### REQUIREMENTS
Please write out the lines of the data exactly, beginning with the first and ending with the line containing "plt.rcParams['font.family'] = ['Liberation"; leave the pictures behind.

### DATA EXTRACT

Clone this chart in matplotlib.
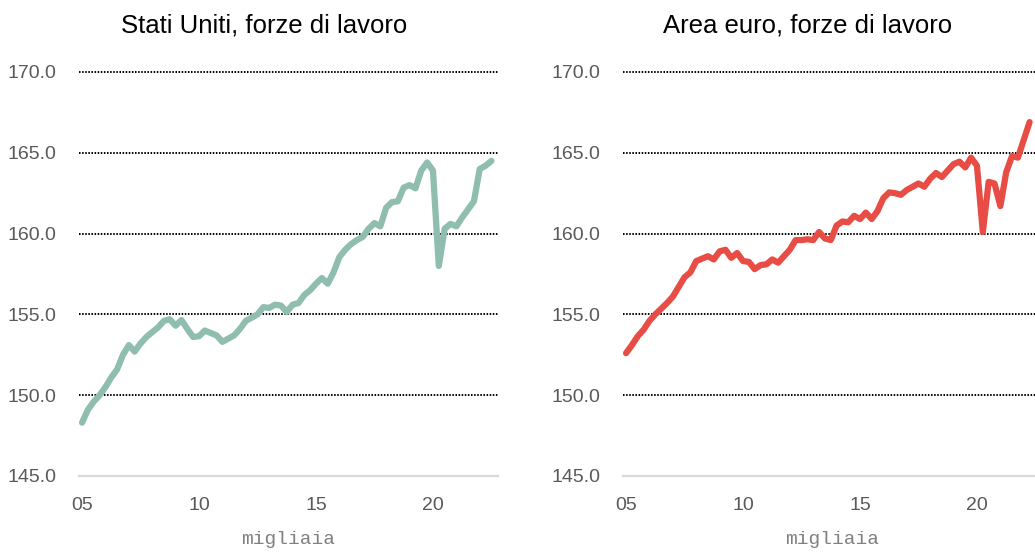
import numpy as np
import matplotlib
matplotlib.use("Agg")
import matplotlib.pyplot as plt

plt.rcParams['font.family'] = ['Liberation Sans', 'DejaVu Sans']

# quarterly data, 2005Q1 onwards (millions)
us_labour = [148.3, 149.1, 149.6, 150.0, 150.5, 151.1, 151.6, 152.5, 153.1, 152.7,
             153.2, 153.6, 153.9, 154.2, 154.6, 154.7, 154.3, 154.65, 154.1, 153.6,
             153.65, 154.0, 153.85, 153.7, 153.3, 153.5, 153.7, 154.1, 154.6, 154.8,
             155.0, 155.45, 155.4, 155.6, 155.55, 155.15, 155.6, 155.7, 156.2, 156.5,
             156.9, 157.25, 156.9, 157.6, 158.55, 159.0, 159.35, 159.6, 159.8, 160.3,
             160.65, 160.45, 161.6, 161.95, 162.0, 162.85, 163.0, 162.8, 163.9, 164.4,
             163.9, 158.0, 160.3, 160.6, 160.45, 161.0, 161.5, 162.0, 164.0, 164.2,
             164.5]
ea_labour = [152.6, 153.1, 153.65, 154.05, 154.6, 155.0, 155.35, 155.7, 156.1, 156.7,
             157.3, 157.6, 158.3, 158.45, 158.6, 158.4, 158.9, 159.0, 158.5, 158.8,
             158.3, 158.25, 157.8, 158.05, 158.1, 158.4, 158.2, 158.6, 159.0, 159.6,
             159.6, 159.65, 159.6, 160.1, 159.7, 159.6, 160.5, 160.75, 160.7, 161.1,
             160.9, 161.3, 160.9, 161.4, 162.2, 162.55, 162.5, 162.4, 162.7, 162.9,
             163.1, 162.9, 163.4, 163.75, 163.5, 163.9, 164.3, 164.45, 164.1, 164.7,
             164.2, 160.1, 163.2, 163.1, 161.7, 163.8, 164.8, 164.7, 165.8, 166.9]

titles = ["Stati Uniti, forze di lavoro", "Area euro, forze di lavoro"]
colors = ["#8fbdaf", "#e84d45"]
yticks = [145, 150, 155, 160, 165, 170]
xticks = [2005, 2010, 2015, 2020]
xticklabels = ["05", "10", "15", "20"]

W, H = 1035, 554
fig = plt.figure(figsize=(W / 100, H / 100), dpi=100)

panels = [(79, us_labour, 264), (623, ea_labour, 808)]
for k, (left_px, series, title_x) in enumerate(panels):
    ax = fig.add_axes([left_px / W, 1 - 476 / H, 419 / W, 404 / H])
    t = 2005 + np.arange(len(series)) / 4
    ax.plot(t, series, color=colors[k], lw=4.5, solid_joinstyle='round',
            solid_capstyle='round', zorder=3)

    ax.set_xlim(2004.87, 2022.78)
    ax.set_ylim(145, 170)
    # dotted gridlines, none at the baseline
    for y in yticks[1:]:
        ax.axhline(y, color='black', lw=1.4, ls=(0, (0.8, 0.8)), zorder=1, clip_on=False)

    for s in ['top', 'right', 'left']:
        ax.spines[s].set_visible(False)
    ax.spines['bottom'].set_color('#d9d9d9')
    ax.spines['bottom'].set_linewidth(1.6)

    ax.set_yticks(yticks)
    ax.set_yticklabels([f"{v:.1f}" for v in yticks])
    ax.set_xticks(xticks)
    ax.set_xticklabels(xticklabels)
    ax.tick_params(axis='y', length=0, pad=16, labelsize=14, labelcolor='#595959')
    ax.tick_params(axis='x', length=0, pad=15, labelsize=14, labelcolor='#595959')

    ax.set_xlabel("migliaia", family=['Liberation Mono', 'DejaVu Sans Mono'],
                  fontsize=14, color='#808080', labelpad=12)

    fig.text(title_x / W, 1 - 33 / H, titles[k], ha='center', va='baseline',
             fontsize=18.5, color='black')

fig.savefig("out.png", dpi=100)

### RESPONSE TO THE TASK
Clone this chart in matplotlib.
import numpy as np
import matplotlib
matplotlib.use("Agg")
import matplotlib.pyplot as plt

plt.rcParams['font.family'] = ['Liberation Sans', 'DejaVu Sans']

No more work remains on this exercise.